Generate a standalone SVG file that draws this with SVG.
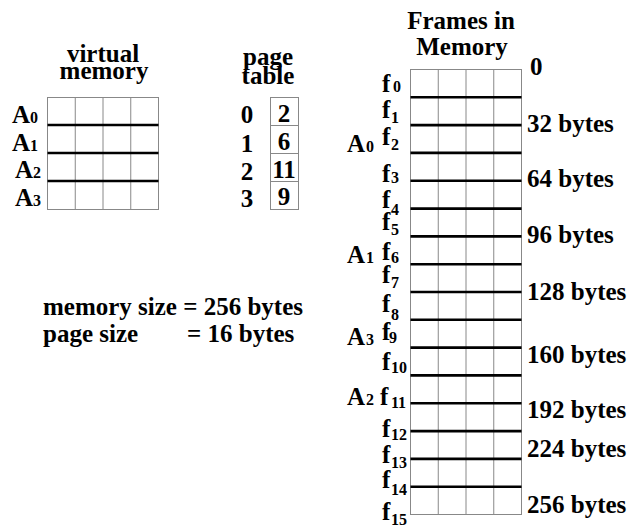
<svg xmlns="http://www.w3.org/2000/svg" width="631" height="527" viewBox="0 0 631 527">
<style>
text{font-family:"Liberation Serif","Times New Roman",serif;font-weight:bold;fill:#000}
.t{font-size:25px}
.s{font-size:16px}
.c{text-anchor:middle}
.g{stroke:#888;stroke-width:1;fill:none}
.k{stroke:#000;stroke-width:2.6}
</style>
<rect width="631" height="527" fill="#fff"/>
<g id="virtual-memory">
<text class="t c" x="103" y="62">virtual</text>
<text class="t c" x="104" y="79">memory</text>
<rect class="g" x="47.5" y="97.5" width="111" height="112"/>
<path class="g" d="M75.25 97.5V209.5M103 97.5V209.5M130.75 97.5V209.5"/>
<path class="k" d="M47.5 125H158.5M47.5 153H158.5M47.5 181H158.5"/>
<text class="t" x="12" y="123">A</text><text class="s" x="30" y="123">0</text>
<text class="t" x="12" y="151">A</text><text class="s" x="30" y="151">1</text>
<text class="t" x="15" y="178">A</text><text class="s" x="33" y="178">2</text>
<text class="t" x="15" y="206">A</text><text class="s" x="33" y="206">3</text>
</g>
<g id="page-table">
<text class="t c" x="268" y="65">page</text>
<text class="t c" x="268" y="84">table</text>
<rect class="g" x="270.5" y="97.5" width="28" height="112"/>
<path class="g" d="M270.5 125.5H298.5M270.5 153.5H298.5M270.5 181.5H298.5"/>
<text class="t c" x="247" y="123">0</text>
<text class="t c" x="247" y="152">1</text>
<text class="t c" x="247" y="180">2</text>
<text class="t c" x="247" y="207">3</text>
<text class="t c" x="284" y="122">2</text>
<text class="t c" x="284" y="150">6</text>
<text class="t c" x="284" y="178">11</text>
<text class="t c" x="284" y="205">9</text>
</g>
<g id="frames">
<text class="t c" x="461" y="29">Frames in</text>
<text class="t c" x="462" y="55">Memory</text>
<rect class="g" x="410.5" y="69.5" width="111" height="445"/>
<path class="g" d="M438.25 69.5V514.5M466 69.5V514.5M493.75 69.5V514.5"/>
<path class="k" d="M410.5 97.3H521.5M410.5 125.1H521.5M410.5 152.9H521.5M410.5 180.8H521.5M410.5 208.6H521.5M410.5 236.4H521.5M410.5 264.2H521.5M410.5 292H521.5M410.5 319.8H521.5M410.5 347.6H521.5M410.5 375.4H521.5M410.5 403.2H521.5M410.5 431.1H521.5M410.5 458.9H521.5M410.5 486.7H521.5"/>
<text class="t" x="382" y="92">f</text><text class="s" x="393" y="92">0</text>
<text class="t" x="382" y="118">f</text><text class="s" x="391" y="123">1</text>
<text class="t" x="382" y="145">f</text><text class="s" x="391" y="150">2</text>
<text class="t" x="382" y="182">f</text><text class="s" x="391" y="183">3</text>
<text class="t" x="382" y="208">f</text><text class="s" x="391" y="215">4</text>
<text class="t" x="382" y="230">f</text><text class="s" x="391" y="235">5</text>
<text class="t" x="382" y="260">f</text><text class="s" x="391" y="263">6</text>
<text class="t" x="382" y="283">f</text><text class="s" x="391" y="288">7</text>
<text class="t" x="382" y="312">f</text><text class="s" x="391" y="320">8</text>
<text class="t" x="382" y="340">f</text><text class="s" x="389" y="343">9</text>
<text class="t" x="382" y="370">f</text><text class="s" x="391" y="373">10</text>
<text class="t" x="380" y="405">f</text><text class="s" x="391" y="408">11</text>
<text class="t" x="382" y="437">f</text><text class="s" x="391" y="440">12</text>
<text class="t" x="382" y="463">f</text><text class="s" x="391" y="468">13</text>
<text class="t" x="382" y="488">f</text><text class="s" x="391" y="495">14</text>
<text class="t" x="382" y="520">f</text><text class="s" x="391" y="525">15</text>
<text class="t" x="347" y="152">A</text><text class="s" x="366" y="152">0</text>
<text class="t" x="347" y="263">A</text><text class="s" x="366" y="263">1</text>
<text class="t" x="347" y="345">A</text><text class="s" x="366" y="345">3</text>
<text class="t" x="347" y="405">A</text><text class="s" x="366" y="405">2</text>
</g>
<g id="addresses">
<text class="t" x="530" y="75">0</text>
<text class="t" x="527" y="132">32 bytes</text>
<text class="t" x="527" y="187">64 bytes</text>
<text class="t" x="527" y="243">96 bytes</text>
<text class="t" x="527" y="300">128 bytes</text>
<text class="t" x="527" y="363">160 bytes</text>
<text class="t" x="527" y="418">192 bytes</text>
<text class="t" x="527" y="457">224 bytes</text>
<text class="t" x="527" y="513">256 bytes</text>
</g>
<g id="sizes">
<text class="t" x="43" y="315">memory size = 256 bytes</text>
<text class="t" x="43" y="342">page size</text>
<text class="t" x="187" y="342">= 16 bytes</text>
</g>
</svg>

- _SHORT TASK_:
Take the listing above and restate it word for word, without its pictures.

- _TASK RESULT_:
Generate a standalone SVG file that draws this with SVG.
<svg xmlns="http://www.w3.org/2000/svg" width="631" height="527" viewBox="0 0 631 527">
<style>
text{font-family:"Liberation Serif","Times New Roman",serif;font-weight:bold;fill:#000}
.t{font-size:25px}
.s{font-size:16px}
.c{text-anchor:middle}
.g{stroke:#888;stroke-width:1;fill:none}
.k{stroke:#000;stroke-width:2.6}
</style>
<rect width="631" height="527" fill="#fff"/>
<g id="virtual-memory">
<text class="t c" x="103" y="62">virtual</text>
<text class="t c" x="104" y="79">memory</text>
<rect class="g" x="47.5" y="97.5" width="111" height="112"/>
<path class="g" d="M75.25 97.5V209.5M103 97.5V209.5M130.75 97.5V209.5"/>
<path class="k" d="M47.5 125H158.5M47.5 153H158.5M47.5 181H158.5"/>
<text class="t" x="12" y="123">A</text><text class="s" x="30" y="123">0</text>
<text class="t" x="12" y="151">A</text><text class="s" x="30" y="151">1</text>
<text class="t" x="15" y="178">A</text><text class="s" x="33" y="178">2</text>
<text class="t" x="15" y="206">A</text><text class="s" x="33" y="206">3</text>
</g>
<g id="page-table">
<text class="t c" x="268" y="65">page</text>
<text class="t c" x="268" y="84">table</text>
<rect class="g" x="270.5" y="97.5" width="28" height="112"/>
<path class="g" d="M270.5 125.5H298.5M270.5 153.5H298.5M270.5 181.5H298.5"/>
<text class="t c" x="247" y="123">0</text>
<text class="t c" x="247" y="152">1</text>
<text class="t c" x="247" y="180">2</text>
<text class="t c" x="247" y="207">3</text>
<text class="t c" x="284" y="122">2</text>
<text class="t c" x="284" y="150">6</text>
<text class="t c" x="284" y="178">11</text>
<text class="t c" x="284" y="205">9</text>
</g>
<g id="frames">
<text class="t c" x="461" y="29">Frames in</text>
<text class="t c" x="462" y="55">Memory</text>
<rect class="g" x="410.5" y="69.5" width="111" height="445"/>
<path class="g" d="M438.25 69.5V514.5M466 69.5V514.5M493.75 69.5V514.5"/>
<path class="k" d="M410.5 97.3H521.5M410.5 125.1H521.5M410.5 152.9H521.5M410.5 180.8H521.5M410.5 208.6H521.5M410.5 236.4H521.5M410.5 264.2H521.5M410.5 292H521.5M410.5 319.8H521.5M410.5 347.6H521.5M410.5 375.4H521.5M410.5 403.2H521.5M410.5 431.1H521.5M410.5 458.9H521.5M410.5 486.7H521.5"/>
<text class="t" x="382" y="92">f</text><text class="s" x="393" y="92">0</text>
<text class="t" x="382" y="118">f</text><text class="s" x="391" y="123">1</text>
<text class="t" x="382" y="145">f</text><text class="s" x="391" y="150">2</text>
<text class="t" x="382" y="182">f</text><text class="s" x="391" y="183">3</text>
<text class="t" x="382" y="208">f</text><text class="s" x="391" y="215">4</text>
<text class="t" x="382" y="230">f</text><text class="s" x="391" y="235">5</text>
<text class="t" x="382" y="260">f</text><text class="s" x="391" y="263">6</text>
<text class="t" x="382" y="283">f</text><text class="s" x="391" y="288">7</text>
<text class="t" x="382" y="312">f</text><text class="s" x="391" y="320">8</text>
<text class="t" x="382" y="340">f</text><text class="s" x="389" y="343">9</text>
<text class="t" x="382" y="370">f</text><text class="s" x="391" y="373">10</text>
<text class="t" x="380" y="405">f</text><text class="s" x="391" y="408">11</text>
<text class="t" x="382" y="437">f</text><text class="s" x="391" y="440">12</text>
<text class="t" x="382" y="463">f</text><text class="s" x="391" y="468">13</text>
<text class="t" x="382" y="488">f</text><text class="s" x="391" y="495">14</text>
<text class="t" x="382" y="520">f</text><text class="s" x="391" y="525">15</text>
<text class="t" x="347" y="152">A</text><text class="s" x="366" y="152">0</text>
<text class="t" x="347" y="263">A</text><text class="s" x="366" y="263">1</text>
<text class="t" x="347" y="345">A</text><text class="s" x="366" y="345">3</text>
<text class="t" x="347" y="405">A</text><text class="s" x="366" y="405">2</text>
</g>
<g id="addresses">
<text class="t" x="530" y="75">0</text>
<text class="t" x="527" y="132">32 bytes</text>
<text class="t" x="527" y="187">64 bytes</text>
<text class="t" x="527" y="243">96 bytes</text>
<text class="t" x="527" y="300">128 bytes</text>
<text class="t" x="527" y="363">160 bytes</text>
<text class="t" x="527" y="418">192 bytes</text>
<text class="t" x="527" y="457">224 bytes</text>
<text class="t" x="527" y="513">256 bytes</text>
</g>
<g id="sizes">
<text class="t" x="43" y="315">memory size = 256 bytes</text>
<text class="t" x="43" y="342">page size</text>
<text class="t" x="187" y="342">= 16 bytes</text>
</g>
</svg>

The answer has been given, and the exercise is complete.